Gillian Walsh is a dance-based artist from Brooklyn working in the lineage of contemporary experimental dance. Walsh makes critically minded dances with a focus on new modes of perceiving time and ways of being together. Recent works include: Grinding and Equations / Abrons Arts Center 2013, Scenario: Script to Perform / The Kitchen 2015, ....(pronounced grief)/ NYLA 2016, and most recently Moon Fate Sin / Performa17 at Danspace Project 2017. Walsh's recent work has been extremely slow paced, repetitive and minimal, aiming for perceptual transformation through the structural organization of time. In this stark and spacious work, Walsh looks critically at dance focusing on problematics and potentials within performance. Her most recent project, Moon Fate Sin (Danspace Project 2017) was a formal reflection on alienation and the death drive in relation to dance's historical relationship to transcendence (escapism) and contemporary modes of embodiment. As Walsh's work develops, she's interested in new modes of being together, types of embodied solidarity, and new relationships between performance object and spectator.

Founded as Performance Space 122, in 1980, from an explosion of radical self-expression amidst the intensifying American culture wars, Performance Space New York is the birthplace of contemporary performance as it is known today. The early acts that defined the organization's unique role in New York cultural history asserted themselves as living, fleeting, and crucially affordable alternatives to mainstream art and culture of the 1980s and early 90s. Emboldened by the inclusive haven of a tight knit group of artists, performers like Penny Arcade, Ron Athey, Ethyl Eichelberger, Karen Finley, Spalding Gray, Ishmael Houston-Jones, Holly Hughes, John Kelly, John Leguizamo, Tim Miller, and Carmelita Tropicana, among many others, engaged in radical experimentation and created hybrid works that existed somewhere between dance, theater, poetry, ritual, film, technology and music.

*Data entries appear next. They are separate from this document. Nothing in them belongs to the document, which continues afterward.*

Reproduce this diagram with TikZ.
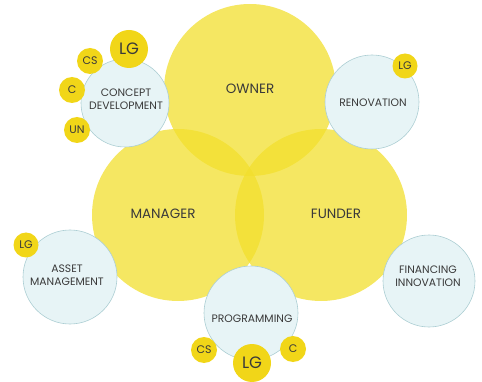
\documentclass[tikz,border=0pt]{standalone}
\usepackage{fontspec}
\setmainfont{Poppins}
\definecolor{bigy}{RGB}{242,223,45}
\definecolor{smally}{RGB}{241,214,24}
\definecolor{bluef}{RGB}{231,244,246}
\definecolor{blued}{RGB}{172,206,211}
\definecolor{txt}{RGB}{58,58,58}
\begin{document}
\begin{tikzpicture}[x=1pt,y=-1pt]
\tikzset{
  big/.style={circle, fill=bigy, fill opacity=0.75, minimum size=172pt, inner sep=0pt},
  bigtext/.style={text=txt, font=\fontsize{13.5}{15}\selectfont},
  blue/.style={circle, fill=bluef, draw=blued, line width=0.6pt, inner sep=0pt},
  bluetext/.style={text=txt, align=center, font=\fontsize{10.8}{13}\selectfont},
  dot/.style={circle, fill=smally, inner sep=0pt, text=txt},
}
\useasboundingbox (0,0) rectangle (482,382);
% big circles
\node[big] (owner) at (250,90) {};
\node[big] (manager) at (178,215) {};
\node[big] (funder) at (321,215) {};
\node[bigtext] (ownerT) at (250,89) {OWNER};
\node[bigtext] (managerT) at (163,214) {MANAGER};
\node[bigtext] (funderT) at (336,214) {FUNDER};
% blue circles
\node[blue, minimum size=88pt] (concept) at (125,103) {};
\node[blue, minimum size=94pt] (renov) at (372,102) {};
\node[blue, minimum size=94pt] (asset) at (70,277) {};
\node[blue, minimum size=94pt] (prog) at (251,313) {};
\node[blue, minimum size=92pt] (fin) at (429,281) {};
\node[bluetext] (conceptT) at (126,99.5) {CONCEPT\\DEVELOPMENT};
\node[bluetext] (renovT) at (373,103) {RENOVATION};
\node[bluetext] (assetT) at (67,275) {ASSET\\MANAGEMENT};
\node[bluetext] (progT) at (252,319) {PROGRAMMING};
\node[bluetext] (finT) at (428,276) {FINANCING\\INNOVATION};
% small yellow circles
\node[dot, minimum size=38pt, font=\fontsize{16.5}{18}\selectfont] (cLG) at (129,49) {LG};
\node[dot, minimum size=26pt, font=\fontsize{11}{12}\selectfont] (cCS) at (90,61) {CS};
\node[dot, minimum size=26pt, font=\fontsize{11}{12}\selectfont] (cC) at (72,90) {C};
\node[dot, minimum size=26pt, font=\fontsize{11}{12}\selectfont] (cUN) at (77,130) {UN};
\node[dot, minimum size=25pt, font=\fontsize{11}{12}\selectfont] (rLG) at (405,66) {LG};
\node[dot, minimum size=25pt, font=\fontsize{11}{12}\selectfont] (aLG) at (26,245) {LG};
\node[dot, minimum size=26pt, font=\fontsize{11}{12}\selectfont] (pCS) at (204,350) {CS};
\node[dot, minimum size=38pt, font=\fontsize{16.5}{18}\selectfont] (pLG) at (252,363) {LG};
\node[dot, minimum size=26pt, font=\fontsize{11}{12}\selectfont] (pC) at (293,349) {C};
\end{tikzpicture}
\end{document}
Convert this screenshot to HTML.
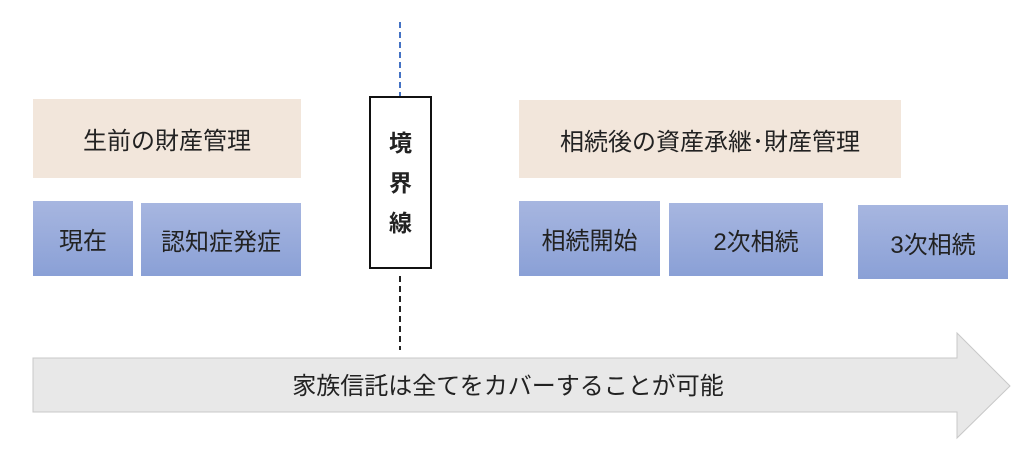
<!DOCTYPE html>
<html><head><meta charset="utf-8"><style>
body{margin:0;width:1024px;height:449px;background:#fff;position:relative;overflow:hidden;font-family:"Liberation Sans","Noto Sans CJK JP",sans-serif;color:#222}
.b{position:absolute;display:flex;align-items:center;justify-content:center;font-size:24px}
.beige{background:#f2e6db}
.blue{background:linear-gradient(#a7b6e0,#8aa0d6)}
</style></head><body>
<svg width="1024" height="449" style="position:absolute;left:0;top:0">
<line x1="400" y1="22" x2="400" y2="96" stroke="#4472c4" stroke-width="2" stroke-dasharray="6,4"/>
<line x1="400" y1="276" x2="400" y2="350" stroke="#222" stroke-width="2" stroke-dasharray="6,4"/>
<polygon points="33,358 957,358 957,333 1010,386 957,438 957,412 33,412" fill="#e8e8e8" stroke="#c8c8c8" stroke-width="1"/>
<text x="508" y="394" font-size="24" text-anchor="middle" font-family="Liberation Sans, Noto Sans CJK JP, sans-serif" fill="#222">家族信託は全てをカバーすることが可能</text>
</svg>
<div class="b beige" style="left:33px;top:99px;width:268px;height:79px">生前の財産管理</div>
<div class="b blue" style="left:33px;top:201px;width:100px;height:75px">現在</div>
<div class="b blue" style="left:141px;top:203px;width:160px;height:73px">認知症発症</div>
<div class="b" style="left:369px;top:96px;width:59px;height:169px;border:2px solid #111;background:#fff;flex-direction:column;font-weight:bold;font-size:23px;line-height:40px">境<br>界<br>線</div>
<div class="b beige" style="left:519px;top:100px;width:382px;height:78px">相続後の資産承継･財産管理</div>
<div class="b blue" style="left:519px;top:201px;width:141px;height:75px">相続開始</div>
<div class="b blue" style="left:669px;top:203px;width:154px;height:73px;padding-left:20px;box-sizing:border-box">2次相続</div>
<div class="b blue" style="left:858px;top:205px;width:150px;height:74px">3次相続</div>
</body></html>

With the renovation and reimagining of its original abandoned public-school building in the East Village completed, Performance Space New York is entering a new, bracing chapter. Under the leadership of recently appointed Executive Artistic Director Jenny Schlenzka, and with state-of-the-art, column-free, high-ceilinged performance spaces, the organization is poised to make a case for the cultural vitality and relevance of performance for the 21st century. Schlenzka brings the idea of themed series to Performance Space New York. As part of a larger multidimensional whole, individual works are juxtaposed to evoke further meaning and push audiences to engage with our contemporary world in illuminating ways.

Returning to a rapidly changing neighborhood during a time marked by divisive and oppressive politics, Performance Space New York builds on its own traditions of integration, political involvement and vehement interdisciplinarity, embodied by artists like niv Acosta, Big Dance Theater, Annie Dorsen, Elevator Repair Service, Tim Etchells, Maria Hassabi, Emily Johnson, Young Jean Lee, Taylor Mac, Richard Maxwell, Sarah Michelson, Rabih Mroué, Okwui Okpokwasili, Reggie Watts, and Adrienne Truscott.

Performance Space New York's lasting presence from the pre-gentrification East Village neighborhood fervently aims to create an open environment for artists and audiences, and thus foster community through performance and discourse-to be a countering force to the often-exclusionary nature of urban development.

Performance Space New York pays respect to the Lenape ancestors past, present, and future. We acknowledge that the work of Performance Space is situated on the Lenape island of Manhahtaan (Mannahatta) and more broadly in Lenapehoking, the Lenape homeland.